Wilki zostały nagrodzone przez krytyków i zdobyły zainteresowanie czytelników, otrzymały m. in. Nagrodę im. Konstantego I. Gałczyńskiego „Orfeusz” za najlepszy tom poetycki 2023 roku. Laudator Bronisław Maj określił książkę Marzanny Bogumiły Kielar jako „Księgę – o nas”, w jej poezji zauważył czułość dla zagrożonego życia, to, co nieuchwytne: „mgnienie, motyli czas łątki (czy człowieka) i mierzony w eolach lodowaty czas Ziemi; jest wszechobecna śmierć i krucha, skazana, lecz zuchwała rozpaczą, błagająca o istnienie człowiecza miłość”[9].
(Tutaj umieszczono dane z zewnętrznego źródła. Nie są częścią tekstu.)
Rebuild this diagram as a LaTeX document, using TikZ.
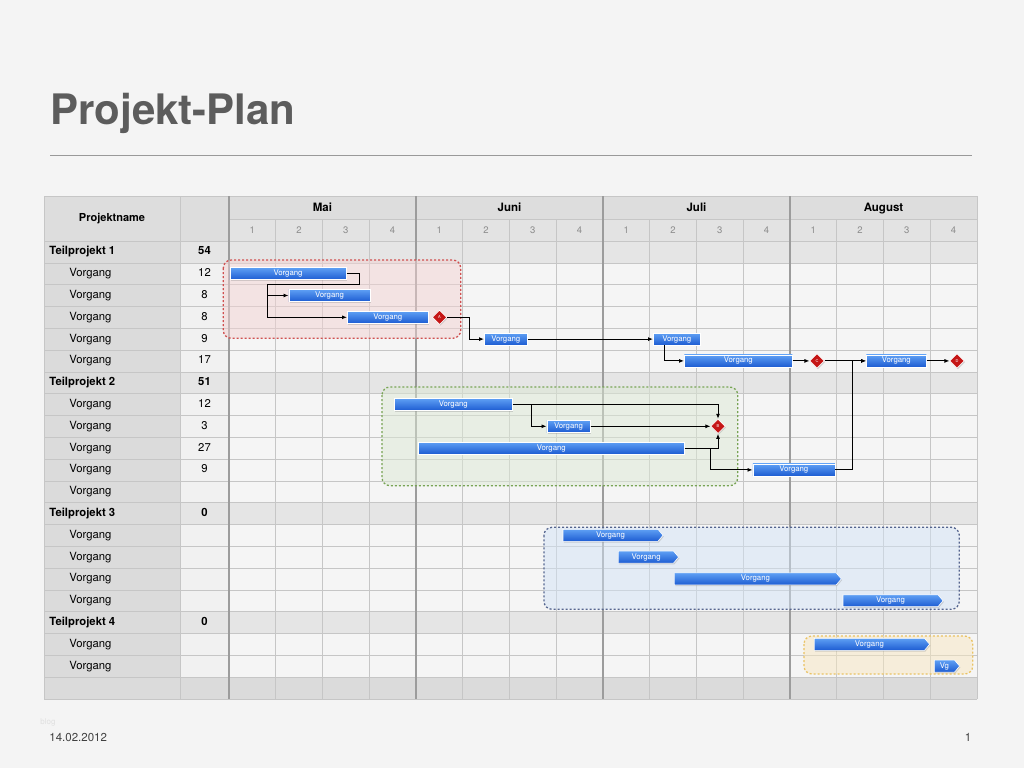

Marzanna Bogumiła Kielar jest poetką refleksyjną, absolwentką filozofii na Uniwersytecie Warszawskim, prowadziła prace badawcze, była stypendystką fundacji i ośrodków naukowych w Europie i Stanach Zjednoczonych, jej wiersze przetłumaczono na wiele języków, interesuje ją postawa człowieka w trudnych okolicznościach. Autorka udzieliła zatem głosu świadkom historii, ofiarom wojen, kobietom i rodzinom skrzywdzonym, wypędzonym z nowogródzkiej ziemi, z przemyskich wiosek, przewiezionych na obczyznę z rodzinnych domostw mazurskich gospodyń, ale także mgłom i wichrom. Przypominając dawne gniazdo Prusów, ich wymarły język, roztoczyła przed współczesnymi mieszkańcami ogrom krzywd i zapytała, jaki będzie nasz świat w przyszłości, jeśli nie uszanujemy wzajemnie tradycji sąsiedzkiego domostwa, nie poczujemy wolności mikrokosmosu rodzinnego siedliska i podwórka. Jej wiersze ostrzegają przed utratą korzeni, są głosem wznoszącym harmonię przeciw chaosowi, nucącym psalm wspólnoty wędrowania wśród ruin i cieni – to portret zbiorowy szkicowany z czułością, wniesiony „pod stromiznę północnego nieba”[10].
Marzanno! Dziękujemy Ci serdecznie za ciekawe spotkanie w Pałacu Działyńskich, za ofiarowany nam czas, za rozmowy prowadzące na filozoficzną głębię powstrzymującą zbyt pochopne sądy, słowa, zamierzenia. Z radością znów ugościmy Ciebie w Poznaniu.
Teresa TOMSIA
[1] Marzanna Bogumiła Kielar, Wilki, Wydawnictwo ZNAK, Kraków 2023.
[2] Tamże, Jaśmin, s. 44.
[3] M. B. Kielar, Poniemiecki ogród… [w]: Wilki, s. 7.
[4] Tamże, A. Wat, motto, s. 5.
[5] Tamże, Ucieczka Mazurki Elsy, s. 10.
[6] Tamże, Studentka geografii, s. 33.
[7] Tamże, Modrzew, s. 35.
[8] Tamże, Żywopłot, s. 23-24.
[9] Bronisław Maj, Laudacja [w]: „Topos” 5/2024, s. 30
[10] M. B. Kielar, Żywopłot, s. 23 [w]: Wilki, 2023.
Teresa Tomsia – poetka, eseistka, animatorka kultury.